The branch pieces were then screwed tightly into the bushes, complete with a gasket washer, and the top marked with a line. They were also noted as left or right. Having the hexagon for an Allen key really pays off in this situation. The four bolt holes in the body were drilled next, a four-jaw self-centering chuck proving ideal for holding the work in this operation.
I made the two spacer pieces and the two flanges next so that I could drill the bolt holes while the 4-jaw chuck was still mounted on the mill. The drawing says to make the spacers 1/4" wide but this looks too chunky to me and I have made mine 3/16" thick. The grooves were cut with a 4mm ball-nosed endmill and the outer radii formed with files, although they could do with a bit more work. The flanges are 3/32" thick, the same as the flange on the body. Then it was the main body, drilling and counter-boring the side hole for the branch piece to be soldered into. A pair of 10BA threaded studs were screwed into adjacent holes and rested on the vice jaw for alignment purposes. The two parts of each valve were joined together using a ring of 0.5mm silver-solder wire on the stem of the branch. The work was held in an engineers clamp so that heat could be applied from below and avoid directly heating the solder. Correction fluid has been painted onto the threads to protect them from stray solder.

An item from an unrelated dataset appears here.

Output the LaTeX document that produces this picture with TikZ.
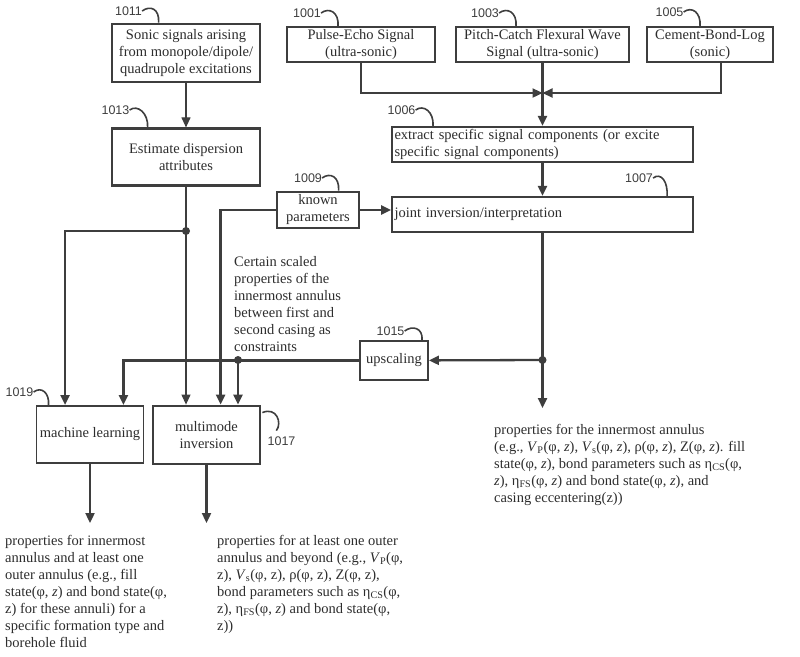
\documentclass[tikz,border=0pt]{standalone}
\usepackage{fontspec}
\setmainfont{Liberation Serif}
\newfontfamily\labelfont{Liberation Sans}
\usepackage{tikz}
\usetikzlibrary{arrows.meta, positioning, calc}
\definecolor{ink}{RGB}{62,62,62}
\definecolor{txt}{RGB}{45,45,45}
\newcommand{\bodyfont}{\fontsize{14.5}{17}\selectfont}
\tikzset{
  box/.style  ={rectangle, draw=ink, line width=1.9pt, fill=white, align=center,
                text=txt, font=\bodyfont, inner sep=1.5pt},
  boxk/.style ={box, line width=2.8pt},
  boxl/.style ={box, align=left},
  note/.style ={align=left, text=txt, font=\bodyfont, inner sep=0pt, anchor=north west},
  refno/.style={font=\labelfont\fontsize{12.5}{14}\selectfont, text=ink, inner sep=0pt},
  hook/.style ={draw=ink, line width=1.6pt},
  ln/.style   ={draw=ink, line width=2.3pt},
  ar/.style   ={-{Triangle[length=10pt,width=9pt]}, draw=ink, line width=2.3pt},
  art/.style  ={ar, line width=1.1pt},
  dot/.style  ={circle, fill=ink, inner sep=0pt, minimum size=8pt},
}
\begin{document}
\begin{tikzpicture}[x=1pt, y=-1pt]
\useasboundingbox (0,0) rectangle (800,656);
% signal sources
\node[boxk, minimum width=148pt, minimum height=58pt] (src) at (186,53) {Sonic signals arising\\from monopole/dipole/\\quadrupole excitations};
\node[boxk, minimum width=148pt, minimum height=57pt, below=44pt of src] (disp) {Estimate dispersion\\attributes};
\node[box, minimum width=148pt, minimum height=35pt] (pulse) at (361,44.5) {Pulse-Echo Signal\\(ultra-sonic)};
\node[box, minimum width=173pt, minimum height=35pt] (pitch) at (542.5,44.5) {Pitch-Catch Flexural Wave\\Signal (ultra-sonic)};
\node[box, minimum width=126pt, minimum height=35pt] (cbl) at (710,44.5) {Cement-Bond-Log\\(sonic)};
% processing
\node[boxl, minimum width=301pt, minimum height=35pt, text width=296pt, below=63pt of pitch] (extract) {extract specific signal components (or excite\\specific signal components)};
\node[boxl, minimum width=301pt, minimum height=35pt, text width=296pt, below=33pt of extract] (joint) {joint inversion/interpretation};
\node[boxk, minimum width=82pt, minimum height=36pt, inner sep=1pt] (known) at (318,210) {known\\parameters};
\node[box, minimum width=68pt, minimum height=39pt] (upsc) at (394,360.5) {upscaling};
\node[box, minimum width=107pt, minimum height=57pt] (ml) at (90,434.5) {machine learning};
\node[boxk, minimum width=107pt, minimum height=58pt] (mmi) at (206.5,435) {multimode\\inversion};
% junctions and free ends
\coordinate (merge) at (542.5,93);
\node[dot] (jdot) at (542.5,360) {};
\node[dot] (udot) at (238,360) {};
\node[dot] (ddot) at (186,231) {};
\coordinate (jout) at (542.5,408);
\coordinate (mlout) at (90,523);
\coordinate (mmout) at (206.5,523);
% reference numerals
\node[refno] (n1011) at (128.5,11) {1011};
\node[refno] (n1001) at (307,13) {1001};
\node[refno] (n1003) at (485,13) {1003};
\node[refno] (n1005) at (669.5,12) {1005};
\node[refno] (n1013) at (115.5,110) {1013};
\node[refno] (n1006) at (401.5,110) {1006};
\node[refno] (n1007) at (639,178) {1007};
\node[refno] (n1009) at (308,178) {1009};
\node[refno] (n1015) at (390.5,331) {1015};
\node[refno] (n1019) at (19.5,392) {1019};
\node[refno] (n1017) at (281.5,441) {1017};
\draw[hook] (n1011.east) .. controls +(8,-6) and +(1,-14) .. ($(src.north west)+(48,0)$);
\draw[hook] (n1001.east) .. controls +(8,-6) and +(1,-14) .. ($(pulse.north west)+(52,0)$);
\draw[hook] (n1003.east) .. controls +(8,-6) and +(1,-14) .. ($(pitch.north west)+(61,0)$);
\draw[hook] (n1005.east) .. controls +(8,-6) and +(1,-14) .. ($(cbl.north west)+(54,0)$);
\draw[hook] (n1013.east) .. controls +(8,-6) and +(1,-14) .. ($(disp.north west)+(37,0)$);
\draw[hook] (n1006.east) .. controls +(8,-6) and +(1,-14) .. ($(extract.north west)+(42,0)$);
\draw[hook] (n1007.east) .. controls +(8,-6) and +(1,-14) .. ($(joint.north west)+(276,0)$);
\draw[hook] (n1009.east) .. controls +(8,-6) and +(1,-14) .. ($(known.north west)+(63,0)$);
\draw[hook] (n1015.east) .. controls +(8,-6) and +(1,-12) .. ($(upsc.north west)+(63,0)$);
\draw[hook] (n1019.east) .. controls +(8,-6) and +(1,-12) .. ($(ml.north west)+(13,0)$);
\draw[hook] ($(mmi.north east)+(1,8)$) .. controls +(14,-6) and +(6,-8) .. ($(mmi.north east)+(15,26)$);
% connectors
\draw[ar] (pulse.south) |- (merge);
\draw[ar] ($(cbl.south)+(11,0)$) |- (merge);
\draw[ar] (pitch) -- (extract);
\draw[ar] (extract) -- (joint);
\draw[ar] (known.east) -- (known.east -| joint.west);
\draw[art] (src) -- (disp);
\draw[ln] (joint) -- (jdot.center);
\draw[ar] (jdot.center) -- (jout);
\draw[ar] (jdot.center) -- (upsc);
\draw[ar] (upsc.west) -| ($(ml.north east)+(-21,0)$);
\draw[ar] (udot.center) -- (udot |- mmi.north);
\draw[art] (disp.south) -- (disp.south |- mmi.north);
\draw[ar] (ddot.center) -| ($(ml.north west)+(29.5,0)$);
\draw[ar] (known.west) -| ($(mmi.north west)+(69,0)$);
\draw[ar] (ml) -- (mlout);
\draw[ar] (mmi) -- (mmout);
% texts
\node[note] (cons) at (234,256) {Certain scaled\\properties of the\\innermost annulus\\between first and\\second casing as\\constraints};
\node[note] (outr) at (494,424) {properties for the innermost annulus\\(e.g., \textit{V}\textsubscript{P}(φ, \textit{z}), \textit{V}\textsubscript{s}(φ, \textit{z}), ρ(φ, \textit{z}), Z(φ, \textit{z}). fill\\state(φ, \textit{z}), bond parameters such as η\textsubscript{CS}(φ,\\\textit{z}), η\textsubscript{FS}(φ, \textit{z}) and bond state(φ, \textit{z}), and\\casing eccentering(z))};
\node[note] (outl) at (5,535) {properties for innermost\\annulus and at least one\\outer annulus (e.g., fill\\state(φ, \textit{z}) and bond state(φ,\\z) for these annuli) for a\\specific formation type and\\borehole fluid};
\node[note] (outm) at (217,535) {properties for at least one outer\\annulus and beyond (e.g., \textit{V}\textsubscript{P}(φ,\\z), \textit{V}\textsubscript{s}(φ, z), ρ(φ, z), Z(φ, z),\\bond parameters such as η\textsubscript{CS}(φ,\\z), η\textsubscript{FS}(φ, \textit{z}) and bond state(φ,\\z))};
\end{tikzpicture}
\end{document}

This is the collection of parts needed to make a single clack, with an assembled one to the left. After cleaning up and assembling the various parts, they were fixed to their respective clack bushes using the same gasket washer as before. Nice and tight, and perfectly aligned. The body is a bit too long compared to the prototype but this is one of those situations where things won't scale properly. If the clack valve was scale size on the outside, the inside would be too small to let enough water into the boiler.